My formal education was quite diverse. I never went to school without working to foot the bill and in the course of time did about everything, it seems, except selling shoes. I was an usher at the Chicago Theatre (a vast, gaudy temple of entertainment then featuring elaborate stage shows as well as the latest movies), where I eventually became Chief of Service. I was an errand boy and a newspaper boy (selling papers on the corner of Wabash and Van Buren for a dollar a night, seven o’clock to midnight). I worked in a grocery store, a hardware store, a department store. I was a bus boy and a dishwasher. I sold men’s clothing, worked at the University of Chicago, and wrote squibs for a neighborhood newspaper. I went to Crane Junior College, to the old Lewis Institute, and attended graduate courses at the University of Chicago. And during all this, I took courses in every field that captured my imagination or provoked my curiosity: neurology, philosophy, psychology, literature, sociology, anthropology, languages (German, especially) ... everything.

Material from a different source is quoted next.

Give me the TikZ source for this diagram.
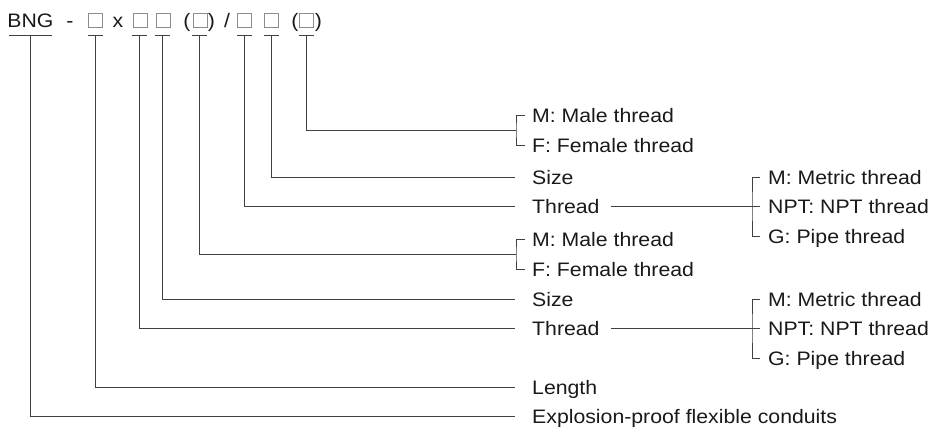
\documentclass[tikz,border=0pt]{standalone}
\usepackage{fontspec}
\setmainfont[FakeStretch=1.09]{Liberation Sans}
\begin{document}
\begin{tikzpicture}[x=1pt,y=-1pt,
  txt/.style={inner sep=0, text height=14, text depth=0, font=\fontsize{19.5}{23}\selectfont, text=black!90},
  lbl/.style={txt, anchor=west},
  sq/.style={draw=black!45, line width=0.9pt, minimum size=14, inner sep=0},
  uln/.style={inner sep=0, minimum height=0, outer sep=0},
  conn/.style={draw=black!75, line width=0.85pt}]
\useasboundingbox (0,0) rectangle (932,437);
% code string
\node[txt] (bng) at (30.5,20) {BNG};
\node[txt] (dash) at (70,20) {-};
\node[sq] (s1) at (95,20) {};
\node[txt] (times) at (118,20) {x};
\node[sq] (s2) at (140,20) {};
\node[sq] (s3) at (163,20) {};
\node[txt] (lp1) at (187,20) {(};
\node[sq] (s4) at (200,20) {};
\node[txt] (rp1) at (211.5,20) {)};
\node[txt] (slash) at (227,20) {/};
\node[sq] (s5) at (244.5,20) {};
\node[sq] (s6) at (271,20) {};
\node[txt] (lp2) at (295,20) {(};
\node[sq] (s7) at (306,20) {};
\node[txt] (rp2) at (318.5,20) {)};
% underlines
\node[uln, minimum width=43] (u0) at (30.5,35) {};
\node[uln, minimum width=15] (u1) at (95,35) {};
\node[uln, minimum width=15] (u2) at (139,35) {};
\node[uln, minimum width=15] (u3) at (162.5,35) {};
\node[uln, minimum width=15] (u4) at (199,35) {};
\node[uln, minimum width=15] (u5) at (244.5,35) {};
\node[uln, minimum width=15] (u6) at (271,35) {};
\node[uln, minimum width=15] (u7) at (306,35) {};
\foreach \u in {u0,u1,u2,u3,u4,u5,u6,u7} \draw[conn] (\u.west) -- (\u.east);
% labels
\node[lbl] (m1) at (532,115) {M: Male thread};
\node[lbl] (f1) at (532,145) {F: Female thread};
\node[lbl] (sz1) at (532,177) {Size};
\node[lbl] (th1) at (532,206) {Thread};
\node[lbl] (m2) at (532,239) {M: Male thread};
\node[lbl] (f2) at (532,269) {F: Female thread};
\node[lbl] (sz2) at (532,299) {Size};
\node[lbl] (th2) at (532,328) {Thread};
\node[lbl] (len) at (532,387) {Length};
\node[lbl] (expl) at (532,416) {Explosion-proof flexible conduits};
\node[lbl] (mt1) at (768,177) {M: Metric thread};
\node[lbl] (np1) at (768,206) {NPT: NPT thread};
\node[lbl] (g1) at (768,236) {G: Pipe thread};
\node[lbl] (mt2) at (768,299) {M: Metric thread};
\node[lbl] (np2) at (768,328) {NPT: NPT thread};
\node[lbl] (g2) at (768,358) {G: Pipe thread};
% bracket points
\coordinate (bk1) at (516,130);
\coordinate (bk2) at (516,254);
\coordinate (bk3) at (752,206);
\coordinate (bk4) at (752,328);
% connectors
\draw[conn] (u7) |- (bk1);
\draw[conn] ([xshift=-7]m1.west) -| (bk1) |- ([xshift=-7]f1.west);
\draw[conn] (u6) |- ([xshift=-17]sz1.west);
\draw[conn] (u5) |- ([xshift=-17]th1.west);
\draw[conn] ([xshift=11]th1.east) -- (bk3);
\draw[conn] ([xshift=-8]mt1.west) -| (bk3) |- ([xshift=-8]g1.west);
\draw[conn] (bk3) -- ([xshift=-8]np1.west);
\draw[conn] (u4) |- (bk2);
\draw[conn] ([xshift=-7]m2.west) -| (bk2) |- ([xshift=-7]f2.west);
\draw[conn] (u3) |- ([xshift=-17]sz2.west);
\draw[conn] (u2) |- ([xshift=-17]th2.west);
\draw[conn] ([xshift=11]th2.east) -- (bk4);
\draw[conn] ([xshift=-8]mt2.west) -| (bk4) |- ([xshift=-8]g2.west);
\draw[conn] (bk4) -- ([xshift=-8]np2.west);
\draw[conn] (u1) |- ([xshift=-17]len.west);
\draw[conn] (u0) |- ([xshift=-17]expl.west);
\end{tikzpicture}
\end{document}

One day, while I was still an undergraduate, a professor whose heart I had captured through my ability to recite from memory the Ode to the West Wind, took me aside and assured me that if I were to be a teacher of literature, which he suspected would be my goal in life, a faculty position in a college or university English department was not likely to come easily to a man named Brodsky. Frankly, it was his suggestion that Stuart Brodsky find another last name—at least if he wanted to become an English teacher. “What name?” I said. “Any other name that seems to fit,” he replied.

I took the suggestion up with my sisters. We thought Brent might do nicely. Then I asked my father for his opinion. He told me that no matter what I did with my name, I would still be his son and be loved no less. It was settled. At the age of nineteen, my name was legally changed to Brent.

Brent or Brodsky, I taught incipient teachers at the Chicago Teachers College. Then I lectured on Literary Ideas at the University of Chicago’s downtown division. The world took a nasty turn and I left teaching to enter the Armed Forces. I spent twenty-seven months in the army, becoming a Master Sergeant in charge of military correspondence under Colonel Jack Van Meter. When a commission was offered me, I asked for OCS training and got it. But toward graduation time, the prospect of signing up for two more years as a commissioned officer was too much and I rejected it. The war was over. I was on my way to the vagaries of civil life and to becoming a bookseller.

The Seven Stairs was born, grew, died. I found myself a widower, endeavoring to maintain my sanity and my household and fighting for commercial survival on Michigan Avenue.

One day in 1956 a tall, pretty redhead named Daphne Hersey grew tired of her job in one of the dress shops on Michigan Avenue and came to work for me. She was a Junior League girl, but a lot else beside. Before I knew it, we had three Junior Leaguers working in the shop, and I was wondering whether the shop was going to be swept away in an aura of sophistication that was incomprehensible to me. But my respect for Daphne and her integrity remained limitless. And I had no notion of the improbable consequences in the offing.

Nothing is easier than saying hello. The day Hope walked in to chat with Daphne, the world seemed simple. She and Daphne had attended Westover together. They had grown up in the same milieu. Daphne introduced Hope to me. I was three years a widower, absorbed in my problems of family and business. Hope was a young girl struggling to stay really alive, teaching at North Shore Country Day School, living in the token independence of a Near North Side apartment shared with another girl. We chatted for a moment or two about books, and I sold her a copy of a more than respectable best-selling novel, By Love Possessed.

Summer was coming. I was intent upon taking my children up to Bark Point. I would spend a week or ten days with them, leave them there with the maid and return for two weeks in the city. Then back again to the Lake. This was my summer routine. But Daphne wanted a vacation, too, and we were short of help. While we were discussing this dilemma, in walked Hope. Daphne asked her what she was doing during her vacation from kindergarten teaching. Nothing. And would she like to work here for three weeks? Hope accepted. The next day I left for the Lake. When I returned, Daphne would leave, and by that time Hope would have learned her way around. Together with our other girl in the shop, we could hold the fort until Daphne came back. It was as simple as that.

When, in due time, I returned, Daphne left and Hope and I were thrown pretty much together. I loved working with her, and she seemed thrilled with the bookstore. It was a courtship almost unaware, then a falling in love with all our might. And the probability of a good outcome seemed almost negligible.

There is such a thing as “society.” It is not a clique or gilded salon of arts and letters such as a Lionel Blitzsten might assemble, but an ingrown family, far more tribal than what is left of Judaism. In point of fact, the old West Side no longer exists—its children, our family among them, are scattered to the winds. But the North Shore, beleaguered perhaps, is still an outpost of the fair families of early entrepreneurs, a progeny of much grace anchored to indescribable taboos.